▸ The request
Print the records below exactly, from the line containing "Write a Python" down to the line containing "width=1)), width=0.6, showlegend=False)", both lines included, and omit every picture.

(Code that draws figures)
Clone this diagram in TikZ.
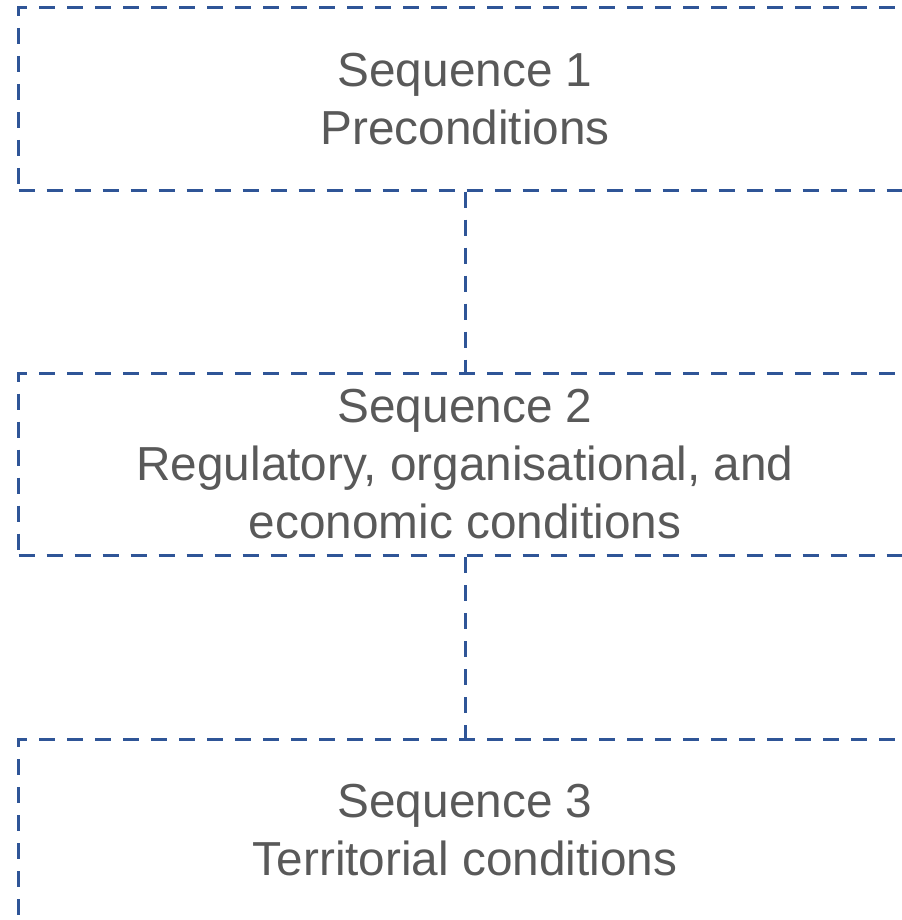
\documentclass[tikz,border=0pt]{standalone}
\usepackage{fontspec}
\setmainfont{Liberation Sans}
\usepackage{tikz}
\usetikzlibrary{positioning}
\definecolor{seqblue}{HTML}{2F5597}
\definecolor{seqgray}{HTML}{595959}

\begin{document}
\begin{tikzpicture}[x=0.75pt,y=-0.75pt,
    seqbox/.style={draw=seqblue,line width=2.25pt,dash pattern=on 12pt off 9pt,
      minimum width=669.75pt,minimum height=136.5pt,inner sep=0pt,
      text=seqgray,align=center,font=\fontsize{35.8}{43.5}\selectfont},
    link/.style={draw=seqblue,line width=2.25pt,dash pattern=on 12pt off 9pt}]
    % Ramme
    \useasboundingbox (0,0) rectangle (902,920);
    \clip (0,0) rectangle (902,920);
    % Sekvenser
    \node[seqbox] (seq1) at (465,99) {Sequence 1\\Preconditions};
    \node[seqbox] (seq2) at (465,464.5) {Sequence 2\\Regulatory, organisational, and\\economic conditions};
    \node[seqbox] (seq3) at (465,830) {Sequence 3\\Territorial conditions};
    % Forbindelser
    \draw[link] (seq1.south) -- (seq2.north);
    \draw[link] (seq2.south) -- (seq3.north);
\end{tikzpicture}
\end{document}
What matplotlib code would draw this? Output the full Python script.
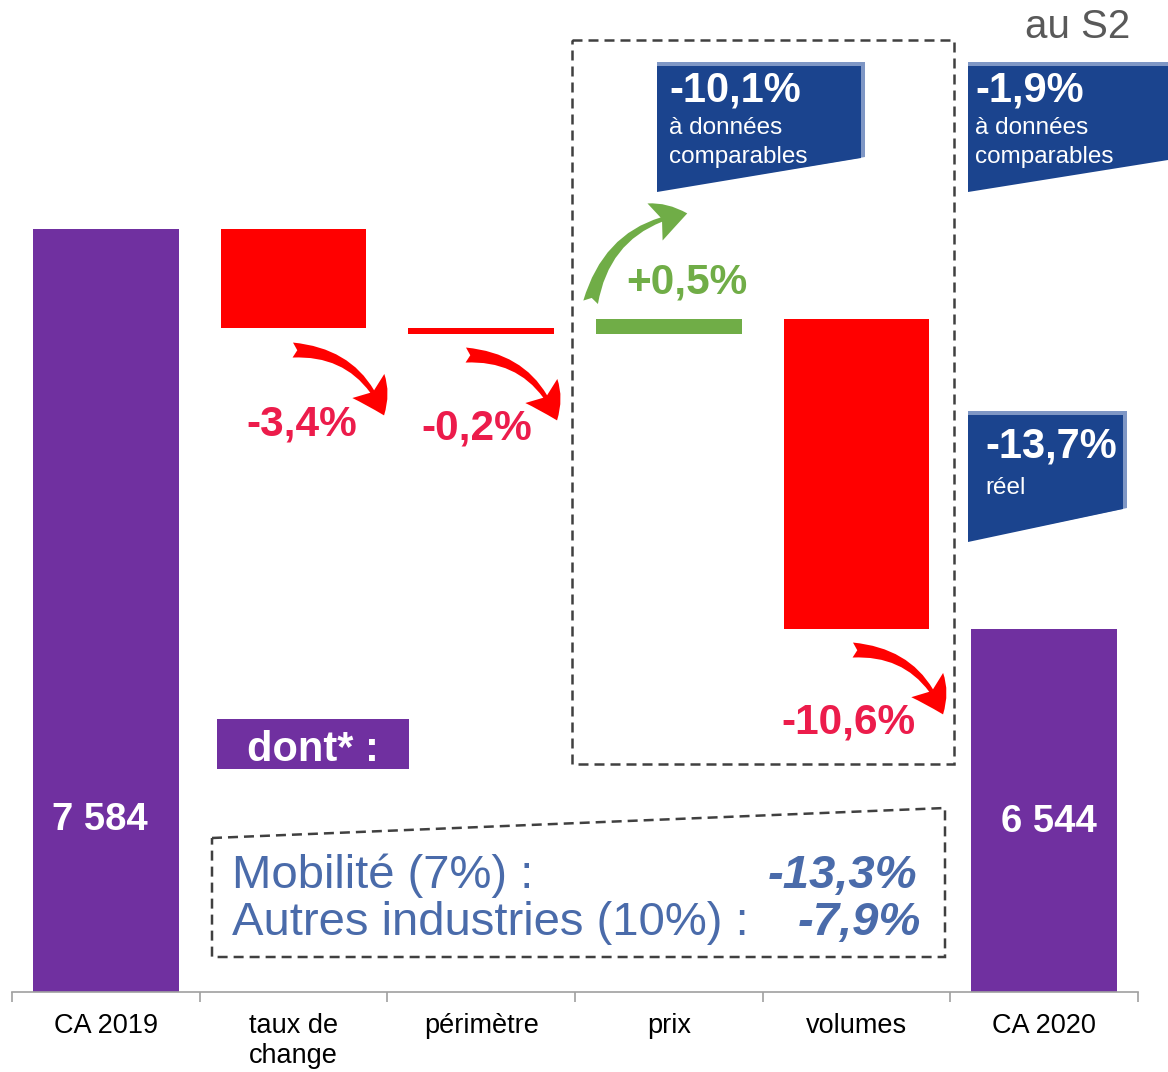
import matplotlib
matplotlib.use("Agg")
import matplotlib.pyplot as plt
from matplotlib.patches import Polygon, Rectangle, FancyArrowPatch, ArrowStyle

plt.rcParams['font.family'] = ['Liberation Sans', 'DejaVu Sans']

# data
categories = ['CA 2019', 'taux de\nchange', 'périmètre', 'prix', 'volumes', 'CA 2020']
ca_2019 = 7584
ca_2020 = 6544
deltas = [-258, -15, 38, -805]          # taux de change, périmètre, prix, volumes
delta_labels = ['-3,4%', '-0,2%', '+0,5%', '-10,6%']
total_labels = ['7 584', '6 544']
y_base = 5600

PURPLE = '#7030A0'
RED = '#FF0000'
RED_TXT = '#EC1C4B'
GREEN = '#70AD47'
BLUE = '#1B448E'
BLUE_LIGHT = '#7F97C5'
TXT_BLUE = '#4A6BAA'
DASH = '#404040'

fig = plt.figure(figsize=(11.68, 10.72), dpi=100)
ax = fig.add_axes([12 / 1168, 1 - 992 / 1072, 1126 / 1168, 992 / 1072])

w = 0.775
# totals
ax.bar(0, ca_2019 - y_base, bottom=y_base, width=w, color=PURPLE)
ax.bar(5, ca_2020 - y_base, bottom=y_base, width=w, color=PURPLE)
# steps
level = ca_2019
for i, d in enumerate(deltas):
    col = GREEN if d > 0 else RED
    ax.bar(i + 1, abs(d), bottom=min(level, level + d), width=w, color=col)
    level += d

ax.set_xlim(-0.5, 5.5)
ax.set_ylim(y_base, y_base + 992 / 0.3846)
for s in ['top', 'right', 'left']:
    ax.spines[s].set_visible(False)
ax.spines['bottom'].set_color('#A0A0A0')
ax.spines['bottom'].set_linewidth(1.2)
ax.set_yticks([])
ax.set_xticks([i - 0.5 for i in range(7)])
ax.set_xticklabels([])
ax.tick_params(axis='x', which='major', length=7, color='#A0A0A0', width=1.2)
ax.set_xticks(range(6), minor=True)
ax.set_xticklabels(categories, minor=True, fontsize=19.5, linespacing=1.2, va='top')
ax.tick_params(axis='x', which='minor', length=0, pad=15)

# overlay in pixel units for annotations
ov = fig.add_axes([0, 0, 1, 1])
ov.set_xlim(0, 1168)
ov.set_ylim(1072, 0)
ov.axis('off')

# dashed boxes
ov.add_patch(Rectangle((572, 40), 382, 724, fill=False, ec=DASH, lw=1.8,
                       ls=(0, (4, 2.4))))
ov.add_patch(Polygon([(212, 838), (945, 808), (945, 957), (212, 957)], closed=True,
                     fill=False, ec=DASH, lw=1.8, ls=(0, (4, 2.4))))

# blue callouts
boxes = [
    ([(657, 62), (865, 62), (865, 157), (657, 191)],
     [(657, 66), (861, 66), (861, 158), (657, 192)]),
    ([(968, 62), (1168, 62), (1168, 159), (968, 191)],
     [(968, 66), (1168, 66), (1168, 160), (968, 192)]),
    ([(968, 411), (1127, 411), (1127, 508), (968, 541)],
     [(968, 415), (1123, 415), (1123, 509), (968, 542)]),
]
for light, dark in boxes:
    ov.add_patch(Polygon(light, closed=True, fc=BLUE_LIGHT, ec='none'))
    ov.add_patch(Polygon(dark, closed=True, fc=BLUE, ec='none'))

ov.text(669, 101, '-10,1%', color='white', fontsize=30, fontweight='bold', va='baseline')
ov.text(669, 134, 'à données', color='white', fontsize=17.5, va='baseline')
ov.text(669, 163, 'comparables', color='white', fontsize=17.5, va='baseline')
ov.text(975, 101, '-1,9%', color='white', fontsize=30, fontweight='bold', va='baseline')
ov.text(975, 134, 'à données', color='white', fontsize=17.5, va='baseline')
ov.text(975, 163, 'comparables', color='white', fontsize=17.5, va='baseline')
ov.text(985, 458, '-13,7%', color='white', fontsize=30, fontweight='bold', va='baseline')
ov.text(985, 494, 'réel', color='white', fontsize=17.5, va='baseline')

ov.text(1130, 38, 'au S2', color='#595959', fontsize=29, ha='right', va='baseline')

# step labels and arrows
label_pos = [(302, 436), (477, 440), (687, 294), (848, 733)]
for (x, y), lab, d in zip(label_pos, delta_labels, deltas):
    ov.text(x, y, lab, color=GREEN if d > 0 else RED_TXT, fontsize=30.5,
            fontweight='bold', ha='center', va='baseline')

style = ArrowStyle.Fancy(head_length=1.0, head_width=1.2, tail_width=0.45)
arrows = [((290, 350), (385, 418), RED), ((463, 355), (558, 423), RED),
          ((850, 650), (944, 717), RED), ((590, 305), (690, 213), GREEN)]
for p0, p1, col in arrows:
    ov.add_patch(FancyArrowPatch(p0, p1, arrowstyle=style, mutation_scale=24,
                                 connectionstyle='arc3,rad=-0.35', color=col, lw=0))

# totals labels
ov.text(100, 830, total_labels[0], color='white', fontsize=27.5, fontweight='bold',
        ha='center', va='baseline')
ov.text(1049, 832, total_labels[1], color='white', fontsize=27.5, fontweight='bold',
        ha='center', va='baseline')

# dont* box
ov.add_patch(Rectangle((217, 719), 192, 50, fc=PURPLE, ec='none'))
ov.text(313, 761, 'dont* :', color='white', fontsize=30, fontweight='bold',
        ha='center', va='baseline')

ov.text(232, 888, 'Mobilité (7%) :', color=TXT_BLUE, fontsize=34, va='baseline')
ov.text(917, 888, '-13,3%', color=TXT_BLUE, fontsize=34, fontweight='bold',
        fontstyle='italic', ha='right', va='baseline')
ov.text(232, 935, 'Autres industries (10%) :', color=TXT_BLUE, fontsize=34, va='baseline')
ov.text(921, 935, '-7,9%', color=TXT_BLUE, fontsize=34, fontweight='bold',
        fontstyle='italic', ha='right', va='baseline')

fig.savefig('out.png', dpi=100)
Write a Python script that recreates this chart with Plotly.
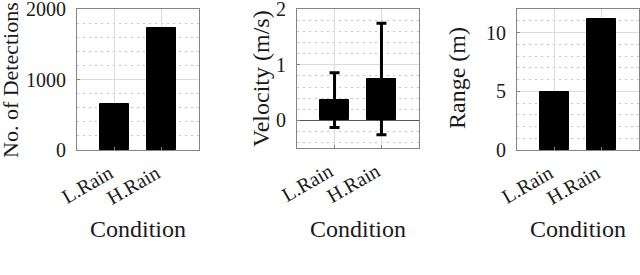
import plotly.graph_objects as go

categories = ["L.Rain", "H.Rain"]
cat_pos = [1, 2]
detections = [655, 1725]
velocity_mean = [0.365, 0.745]
velocity_std = [0.49, 1.0]
range_m = [4.97, 11.15]

W, H = 640, 275
FONT = "Liberation Serif"
TXT = "#1a1a1a"
TICK_SIZE = 20
LABEL_SIZE = 24

fig = go.Figure()

bar_style = dict(marker=dict(color="black", line=dict(color="black", width=1)), width=0.6, showlegend=False)

fig.add_trace(go.Bar(x=cat_pos, y=detections, xaxis="x", yaxis="y", **bar_style))
fig.add_trace(go.Bar(x=cat_pos, y=velocity_mean, xaxis="x2", yaxis="y2",
                     error_y=dict(type="data", array=velocity_std, color="black", thickness=3, width=5),
                     **bar_style))
fig.add_trace(go.Bar(x=cat_pos, y=range_m, xaxis="x3", yaxis="y3", **bar_style))

def px_x(a, b):
    return [a / W, b / W]

def px_y(top, bottom):
    return [1 - bottom / H, 1 - top / H]

xdoms = [px_x(77, 199), px_x(297, 419), px_x(517, 639)]
ydoms = [px_y(9, 150), px_y(9, 148.3), px_y(9, 150)]
yranges = [[0, 2000], [-0.5, 2], [0, 12]]
ydticks = [1000, 1, 5]
yminor = [200, 0.2, 1]

layout = dict(
    width=W, height=H,
    margin=dict(l=0, r=0, t=0, b=0, autoexpand=False),
    paper_bgcolor="white", plot_bgcolor="white",
    bargap=0, showlegend=False,
    font=dict(family="serif"),
)
for i in range(3):
    s = "" if i == 0 else str(i + 1)
    common_axis = dict(
        showline=True, mirror=True, linecolor="#858585", linewidth=1,
        ticks="inside", ticklen=3, tickcolor="#858585",
        tickfont=dict(family=FONT, size=TICK_SIZE, color=TXT),
        showgrid=True, gridcolor="#dcdcdc", gridwidth=1,
        ticklabeloverflow="allow", automargin=False,
    )
    layout["xaxis" + s] = dict(
        common_axis, domain=xdoms[i], anchor="y" + s, range=[0.2, 2.8],
        tickmode="array", tickvals=cat_pos, ticktext=categories, tickangle=-30,
        zeroline=False, ticklabelshift=-5, ticklabelstandoff=3,
    )
    layout["yaxis" + s] = dict(
        common_axis, domain=ydoms[i], anchor="x" + s, range=yranges[i],
        tick0=0, dtick=ydticks[i], ticklabelstandoff=6,
        zeroline=(i == 1), zerolinecolor="#555555", zerolinewidth=1,
        minor=dict(dtick=yminor[i], tick0=0, showgrid=True, gridcolor="#c4c4c4",
                   griddash="2px,4px", ticks=""),
    )
fig.update_layout(**layout)

ylabels = ["No. of Detections", "Velocity (m/s)", "Range (m)"]
ylabel_sizes = [22, LABEL_SIZE, LABEL_SIZE]
ylabel_x = [10, 261, 457]
ylabel_y = [80, 79, 78]
xlabel_x = [138, 358, 578]
annots = []
for i in range(3):
    annots.append(dict(text=ylabels[i], xref="paper", yref="paper",
                       x=ylabel_x[i] / W, y=1 - ylabel_y[i] / H, textangle=-90,
                       xanchor="center", yanchor="middle", showarrow=False,
                       font=dict(family=FONT, size=ylabel_sizes[i], color=TXT)))
    annots.append(dict(text="Condition", xref="paper", yref="paper",
                       x=xlabel_x[i] / W, y=1 - 229 / H,
                       xanchor="center", yanchor="middle", showarrow=False,
                       font=dict(family=FONT, size=LABEL_SIZE, color=TXT)))
fig.update_layout(annotations=annots)

fig.write_html("out.html", config={"displayModeBar": False},
               post_script="document.body.style.margin='0';document.body.style.overflow='hidden';")
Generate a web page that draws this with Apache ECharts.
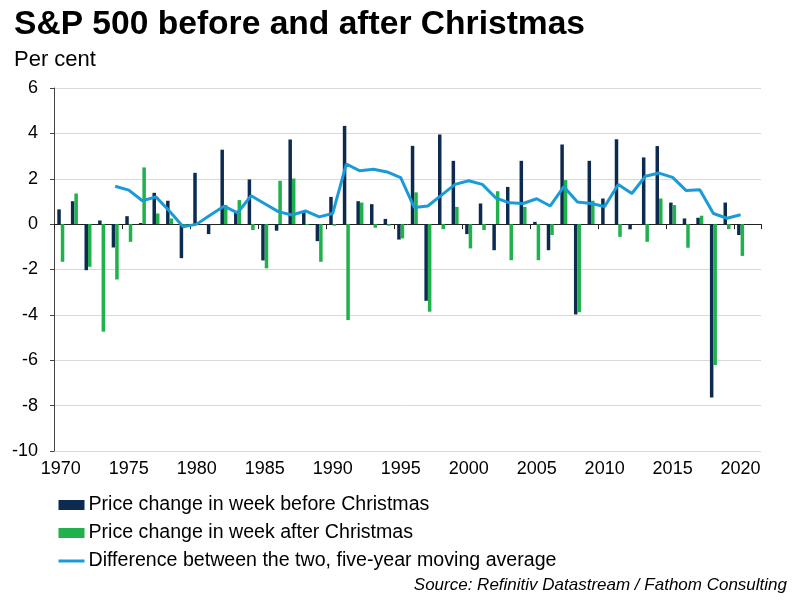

▸ Expected answer
Write a Python script that recreates this chart with Plotly.
import plotly.graph_objects as go

categories = ["L.Rain", "H.Rain"]
cat_pos = [1, 2]
detections = [655, 1725]
velocity_mean = [0.365, 0.745]
velocity_std = [0.49, 1.0]
range_m = [4.97, 11.15]

W, H = 640, 275
FONT = "Liberation Serif"
TXT = "#1a1a1a"
TICK_SIZE = 20
LABEL_SIZE = 24

fig = go.Figure()

bar_style = dict(marker=dict(color="black", line=dict(color="black", width=1)), width=0.6, showlegend=False)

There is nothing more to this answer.